▶ _Problem_:
Restate each of the lines below word for word and drop every picture.

▶ _Collected material_:
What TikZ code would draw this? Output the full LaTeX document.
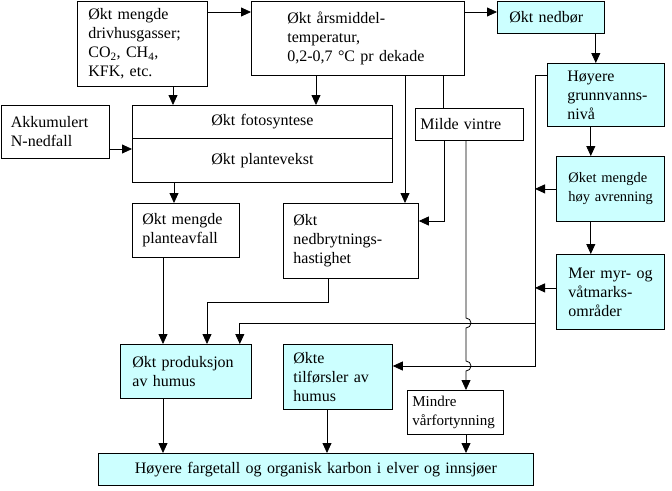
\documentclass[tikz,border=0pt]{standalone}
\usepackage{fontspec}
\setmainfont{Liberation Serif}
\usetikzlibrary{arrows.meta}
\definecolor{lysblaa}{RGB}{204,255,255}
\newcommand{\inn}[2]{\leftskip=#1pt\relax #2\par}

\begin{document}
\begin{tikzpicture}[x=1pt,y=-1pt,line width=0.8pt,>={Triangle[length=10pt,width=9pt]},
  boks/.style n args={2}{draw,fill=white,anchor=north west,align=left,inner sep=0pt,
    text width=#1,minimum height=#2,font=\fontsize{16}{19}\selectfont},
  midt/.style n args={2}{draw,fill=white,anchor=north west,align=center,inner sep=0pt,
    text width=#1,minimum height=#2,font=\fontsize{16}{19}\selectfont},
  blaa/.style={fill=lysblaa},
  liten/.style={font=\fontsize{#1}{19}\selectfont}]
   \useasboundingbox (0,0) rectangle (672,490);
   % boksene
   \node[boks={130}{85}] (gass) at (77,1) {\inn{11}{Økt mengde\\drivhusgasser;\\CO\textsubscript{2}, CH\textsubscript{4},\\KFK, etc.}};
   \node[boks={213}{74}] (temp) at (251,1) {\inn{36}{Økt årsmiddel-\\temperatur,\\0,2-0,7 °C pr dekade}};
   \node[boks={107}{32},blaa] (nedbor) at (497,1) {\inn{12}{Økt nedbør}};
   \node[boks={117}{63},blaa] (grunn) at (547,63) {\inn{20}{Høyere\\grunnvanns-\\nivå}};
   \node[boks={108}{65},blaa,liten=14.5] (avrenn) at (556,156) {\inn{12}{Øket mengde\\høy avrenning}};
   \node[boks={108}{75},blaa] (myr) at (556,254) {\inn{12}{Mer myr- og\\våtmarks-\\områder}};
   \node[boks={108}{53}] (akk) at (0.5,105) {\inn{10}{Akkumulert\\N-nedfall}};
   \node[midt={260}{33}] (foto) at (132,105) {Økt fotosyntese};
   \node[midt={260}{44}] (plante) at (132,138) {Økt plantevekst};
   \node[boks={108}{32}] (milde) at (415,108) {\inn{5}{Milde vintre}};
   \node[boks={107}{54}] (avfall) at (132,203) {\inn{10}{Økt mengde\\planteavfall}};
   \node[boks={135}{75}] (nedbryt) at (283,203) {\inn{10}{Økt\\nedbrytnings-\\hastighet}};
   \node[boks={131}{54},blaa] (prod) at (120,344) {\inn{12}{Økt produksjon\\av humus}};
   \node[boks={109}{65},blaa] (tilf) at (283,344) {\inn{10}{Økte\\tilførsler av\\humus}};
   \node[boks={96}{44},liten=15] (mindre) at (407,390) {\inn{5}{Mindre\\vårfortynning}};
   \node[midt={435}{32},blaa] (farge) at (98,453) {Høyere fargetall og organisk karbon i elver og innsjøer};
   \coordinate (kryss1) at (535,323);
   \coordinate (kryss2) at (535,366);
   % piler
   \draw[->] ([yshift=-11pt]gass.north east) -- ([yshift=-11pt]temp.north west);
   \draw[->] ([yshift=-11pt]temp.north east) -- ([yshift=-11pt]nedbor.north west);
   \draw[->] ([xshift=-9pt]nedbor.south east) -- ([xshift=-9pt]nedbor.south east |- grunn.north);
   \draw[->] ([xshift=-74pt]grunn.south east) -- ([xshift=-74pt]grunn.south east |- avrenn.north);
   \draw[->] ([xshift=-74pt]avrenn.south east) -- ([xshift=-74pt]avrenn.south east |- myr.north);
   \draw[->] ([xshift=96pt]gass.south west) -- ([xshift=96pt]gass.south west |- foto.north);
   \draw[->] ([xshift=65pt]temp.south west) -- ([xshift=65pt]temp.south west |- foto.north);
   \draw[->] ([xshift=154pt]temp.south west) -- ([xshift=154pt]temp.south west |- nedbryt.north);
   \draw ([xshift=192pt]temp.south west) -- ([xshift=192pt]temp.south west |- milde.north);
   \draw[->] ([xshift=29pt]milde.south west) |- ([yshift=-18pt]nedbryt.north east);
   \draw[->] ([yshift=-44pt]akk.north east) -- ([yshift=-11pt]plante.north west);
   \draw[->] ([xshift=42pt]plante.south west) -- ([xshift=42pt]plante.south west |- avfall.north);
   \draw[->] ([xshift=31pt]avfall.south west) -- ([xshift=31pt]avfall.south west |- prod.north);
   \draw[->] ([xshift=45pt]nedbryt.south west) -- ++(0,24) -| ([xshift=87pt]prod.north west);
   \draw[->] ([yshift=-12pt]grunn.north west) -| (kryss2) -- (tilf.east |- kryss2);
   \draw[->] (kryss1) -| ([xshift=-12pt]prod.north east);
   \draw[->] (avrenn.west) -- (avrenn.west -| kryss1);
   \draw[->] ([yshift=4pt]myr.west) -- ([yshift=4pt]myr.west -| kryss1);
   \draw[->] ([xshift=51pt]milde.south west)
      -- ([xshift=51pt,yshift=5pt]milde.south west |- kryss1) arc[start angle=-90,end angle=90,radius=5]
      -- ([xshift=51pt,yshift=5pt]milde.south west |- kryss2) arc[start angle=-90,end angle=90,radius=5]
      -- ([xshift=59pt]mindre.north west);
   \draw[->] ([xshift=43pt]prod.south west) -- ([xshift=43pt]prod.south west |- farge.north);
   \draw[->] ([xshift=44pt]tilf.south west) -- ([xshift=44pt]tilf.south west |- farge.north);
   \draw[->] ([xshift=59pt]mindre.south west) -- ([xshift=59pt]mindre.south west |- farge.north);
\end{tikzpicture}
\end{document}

▶ _Complete response_:
What TikZ code would draw this? Output the full LaTeX document.
\documentclass[tikz,border=0pt]{standalone}
\usepackage{fontspec}
\setmainfont{Liberation Serif}
\usetikzlibrary{arrows.meta}
\definecolor{lysblaa}{RGB}{204,255,255}
\newcommand{\inn}[2]{\leftskip=#1pt\relax #2\par}

\begin{document}
\begin{tikzpicture}[x=1pt,y=-1pt,line width=0.8pt,>={Triangle[length=10pt,width=9pt]},
  boks/.style n args={2}{draw,fill=white,anchor=north west,align=left,inner sep=0pt,
    text width=#1,minimum height=#2,font=\fontsize{16}{19}\selectfont},
  midt/.style n args={2}{draw,fill=white,anchor=north west,align=center,inner sep=0pt,
    text width=#1,minimum height=#2,font=\fontsize{16}{19}\selectfont},
  blaa/.style={fill=lysblaa},
  liten/.style={font=\fontsize{#1}{19}\selectfont}]
   \useasboundingbox (0,0) rectangle (672,490);
   % boksene
   \node[boks={130}{85}] (gass) at (77,1) {\inn{11}{Økt mengde\\drivhusgasser;\\CO\textsubscript{2}, CH\textsubscript{4},\\KFK, etc.}};
   \node[boks={213}{74}] (temp) at (251,1) {\inn{36}{Økt årsmiddel-\\temperatur,\\0,2-0,7 °C pr dekade}};
   \node[boks={107}{32},blaa] (nedbor) at (497,1) {\inn{12}{Økt nedbør}};
   \node[boks={117}{63},blaa] (grunn) at (547,63) {\inn{20}{Høyere\\grunnvanns-\\nivå}};
   \node[boks={108}{65},blaa,liten=14.5] (avrenn) at (556,156) {\inn{12}{Øket mengde\\høy avrenning}};
   \node[boks={108}{75},blaa] (myr) at (556,254) {\inn{12}{Mer myr- og\\våtmarks-\\områder}};
   \node[boks={108}{53}] (akk) at (0.5,105) {\inn{10}{Akkumulert\\N-nedfall}};
   \node[midt={260}{33}] (foto) at (132,105) {Økt fotosyntese};
   \node[midt={260}{44}] (plante) at (132,138) {Økt plantevekst};
   \node[boks={108}{32}] (milde) at (415,108) {\inn{5}{Milde vintre}};
   \node[boks={107}{54}] (avfall) at (132,203) {\inn{10}{Økt mengde\\planteavfall}};
   \node[boks={135}{75}] (nedbryt) at (283,203) {\inn{10}{Økt\\nedbrytnings-\\hastighet}};
   \node[boks={131}{54},blaa] (prod) at (120,344) {\inn{12}{Økt produksjon\\av humus}};
   \node[boks={109}{65},blaa] (tilf) at (283,344) {\inn{10}{Økte\\tilførsler av\\humus}};
   \node[boks={96}{44},liten=15] (mindre) at (407,390) {\inn{5}{Mindre\\vårfortynning}};
   \node[midt={435}{32},blaa] (farge) at (98,453) {Høyere fargetall og organisk karbon i elver og innsjøer};
   \coordinate (kryss1) at (535,323);
   \coordinate (kryss2) at (535,366);
   % piler
   \draw[->] ([yshift=-11pt]gass.north east) -- ([yshift=-11pt]temp.north west);
   \draw[->] ([yshift=-11pt]temp.north east) -- ([yshift=-11pt]nedbor.north west);
   \draw[->] ([xshift=-9pt]nedbor.south east) -- ([xshift=-9pt]nedbor.south east |- grunn.north);
   \draw[->] ([xshift=-74pt]grunn.south east) -- ([xshift=-74pt]grunn.south east |- avrenn.north);
   \draw[->] ([xshift=-74pt]avrenn.south east) -- ([xshift=-74pt]avrenn.south east |- myr.north);
   \draw[->] ([xshift=96pt]gass.south west) -- ([xshift=96pt]gass.south west |- foto.north);
   \draw[->] ([xshift=65pt]temp.south west) -- ([xshift=65pt]temp.south west |- foto.north);
   \draw[->] ([xshift=154pt]temp.south west) -- ([xshift=154pt]temp.south west |- nedbryt.north);
   \draw ([xshift=192pt]temp.south west) -- ([xshift=192pt]temp.south west |- milde.north);
   \draw[->] ([xshift=29pt]milde.south west) |- ([yshift=-18pt]nedbryt.north east);
   \draw[->] ([yshift=-44pt]akk.north east) -- ([yshift=-11pt]plante.north west);
   \draw[->] ([xshift=42pt]plante.south west) -- ([xshift=42pt]plante.south west |- avfall.north);
   \draw[->] ([xshift=31pt]avfall.south west) -- ([xshift=31pt]avfall.south west |- prod.north);
   \draw[->] ([xshift=45pt]nedbryt.south west) -- ++(0,24) -| ([xshift=87pt]prod.north west);
   \draw[->] ([yshift=-12pt]grunn.north west) -| (kryss2) -- (tilf.east |- kryss2);
   \draw[->] (kryss1) -| ([xshift=-12pt]prod.north east);
   \draw[->] (avrenn.west) -- (avrenn.west -| kryss1);
   \draw[->] ([yshift=4pt]myr.west) -- ([yshift=4pt]myr.west -| kryss1);
   \draw[->] ([xshift=51pt]milde.south west)
      -- ([xshift=51pt,yshift=5pt]milde.south west |- kryss1) arc[start angle=-90,end angle=90,radius=5]
      -- ([xshift=51pt,yshift=5pt]milde.south west |- kryss2) arc[start angle=-90,end angle=90,radius=5]
      -- ([xshift=59pt]mindre.north west);
   \draw[->] ([xshift=43pt]prod.south west) -- ([xshift=43pt]prod.south west |- farge.north);
   \draw[->] ([xshift=44pt]tilf.south west) -- ([xshift=44pt]tilf.south west |- farge.north);
   \draw[->] ([xshift=59pt]mindre.south west) -- ([xshift=59pt]mindre.south west |- farge.north);
\end{tikzpicture}
\end{document}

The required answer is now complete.